We had requested a status update in this spreadsheet: https://docs.google.com/spreadsheets/d/1W8L8SBIrgbJ_f_-2hUt8SqLNkzAvsKNkQ0A6pKWz9_8/edit#gid=0

We will touch base next week:

Does it need gradient accumulation?
Status on adding gradient accumulation?
Convergence Curve - https://drive.google.com/drive/u/0/folders/1sDmlkLyehFcQWEEW8IhQUbLafaPhTE-9

Convergence Curves: Run 2x the required runs for submission spread across the historically min submitted batch size and max submitted batch sizes -- running a powers of 2 start at min going to max.

johntran-nv commented 3 years ago

In addition to gradient accumulation and convergence curves, we also need to update logging to the latest v0.7 (or v1.0?) spec. I've added a column in the status spreadsheet for this.
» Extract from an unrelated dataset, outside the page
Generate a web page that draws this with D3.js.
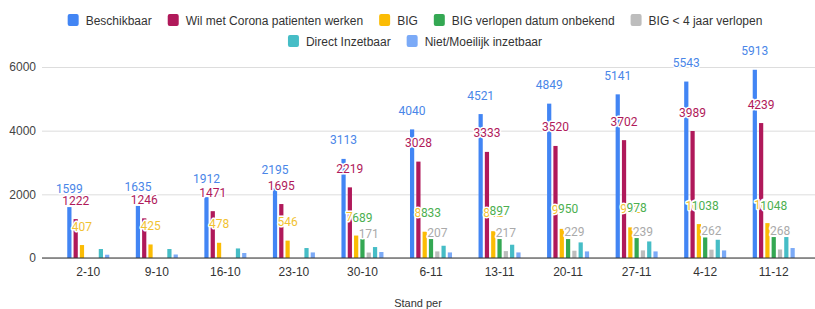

johntran-nv commented 3 years ago

From this week's meeting:

Tracking spreadsheet: https://docs.google.com/spreadsheets/d/1W8L8SBIrgbJ_f_-2hUt8SqLNkzAvsKNkQ0A6pKWz9_8/edit?usp=sharing
Reminded group that we plan to freeze on 1/22
Review existing pull requests https://github.com/mlcommons/training/pulls, all are to be resolved in the next 2 weeks
If you lack permissions to contribute, please update
We should make a label to indicate which PRs are going to impact the references
Follow up over email on status of Minigo
In progress work for every reference.
New action item for all reference owners to fix logging, not needed by freeze but we want shortly after. [AI JohnT] Email to be sent to owners. (sent on 1/7/21)
Want convergence curves by freeze deadline. Let others know if you need help with this.